By Mathieu Rabechault (AFP)
WASHINGTON — Following reports of a large-scale chemical weapons strike, pressure is mounting on the United States and its Western allies to act to halt the violence in Syria.
But, with politicians and public alike loathe to get sucked into another drawn out land war in the Middle East, what military options remain on the table?
BUFFER ZONES
Some experts suggest buffer zones could be created along Syria’s Turkish and perhaps Jordanian borders to serve as a safe area for refugees and as a rebel rear base.
This would limit the area that international troops would need to control but, as America’s top general Martin Dempsey warned in a letter to US lawmakers, it would be no easy task.

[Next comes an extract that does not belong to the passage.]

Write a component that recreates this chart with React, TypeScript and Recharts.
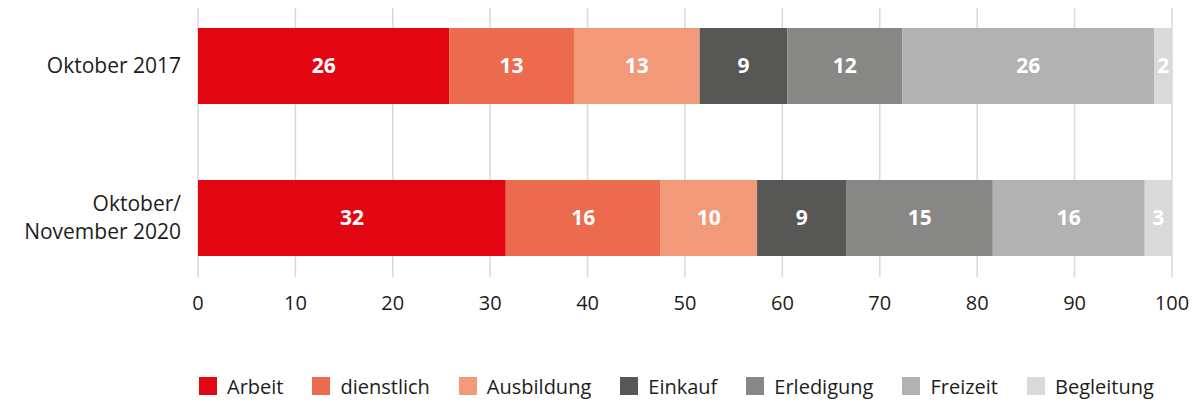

“Lethal force would be required to defend the zones against air, missile, and ground attacks,” the Chairman of the Joint Chiefs of Staff said.
“This would necessitate the establishment of a limited no-fly zone, with its associated resource requirements. Thousands of US ground forces would be needed, even if positioned outside Syria, to support those physically defending the zones.”
Meanwhile, security expert Anthony Cordesman of the Center for Strategic and International Studies warned that the tactic might not be enough to ensure President Bashar al-Assad’s defeat.
“It may well mean rebel defeat or giving the Assad regime control over so much of Syria that little is left to the rebels except for the equivalent of armed refugee camps at Syria’s margins or borders,” he said.
“They might also end up shielding Syrian refugees near the border area without offering any real hope for the future.”
NO FLY ZONE
Influential voices, including some US lawmakers, have called for allied air power to enforce a no-fly zone over Syria in order to prevent Assad’s regime from bombing rebel forces and civilian populations.
Senator John McCain, a senior figure on foreign policy and former naval aviator, has argued that this could be accomplished relatively easily, but other experts have warned that it would not be without risk.
According to a US Air Force study: “Syria’s air-defense network at the start of the civil war ranked among the most capable and dense in the world, perhaps second only to North Korea’s and Russia’s.
“The overlapping coverage of missiles and radars consisted of approximately 650 static air-defense sites, the most worrisome of which housed the SA-5 Gammon, having a range of 165 nautical miles and an altitude capability of 100,000 feet.”
The US Joint Chiefs of Staff warn that the campaign to establish a no-fly zone would not simply involve patrolling fighter jets, but also bombing runs against air defense sites and Syrian airbases, backed by refueling tankers and electronic countermeasures.
“We would require hundreds of ground and sea-based aircraft,” Dempsey said.
Just closing down Assad’s main air bases would require a salvo of at least 72 cruise missiles on the first night alone, according to a report by the Institute for the Study of War.
Cordesman said such a campaign would require access to airfields in the region, and support from US allies such as Britain, France and Arab Gulf monarchies.
And even with such a coalition, it might not have the desired effect, according to the retired US commander for the Middle East, General James Mattis.
“Can we do it? Absolutely,” he said. “And the killing will go on on the ground because they are not using aircraft to do most of the killing.”
DESTROY OR SECURE SYRIA’S CHEMICAL WEAPONS
Although most of the estimated 100,000 dead in the civil war have been killed with conventional arms, the international community has been outraged by Assad’s alleged use of chemical weapons.
Western experts believe the regime holds hundreds of tonnes of sarin, VX and mustard gas, and some have called on American forces to lead an operation to destroy or secure the stockpile and prevent it being used on civilians or falling into terrorist hands.
Again, Dempsey was unenthusiastic.
“At a minimum, this option would call for a no-fly zone as well as air and missile strikes involving hundreds of aircraft, ships, submarines, and other enablers,” he said.
“Thousands of special operations forces and other ground forces would be needed to assault and secure critical sites,” he warned, adding that even this would offer no guarantees.
“The impact would be the control of some, but not all chemical weapons,” he said, adding: “Our inability to fully control Syria’s storage and delivery systems could allow extremists to gain better access.”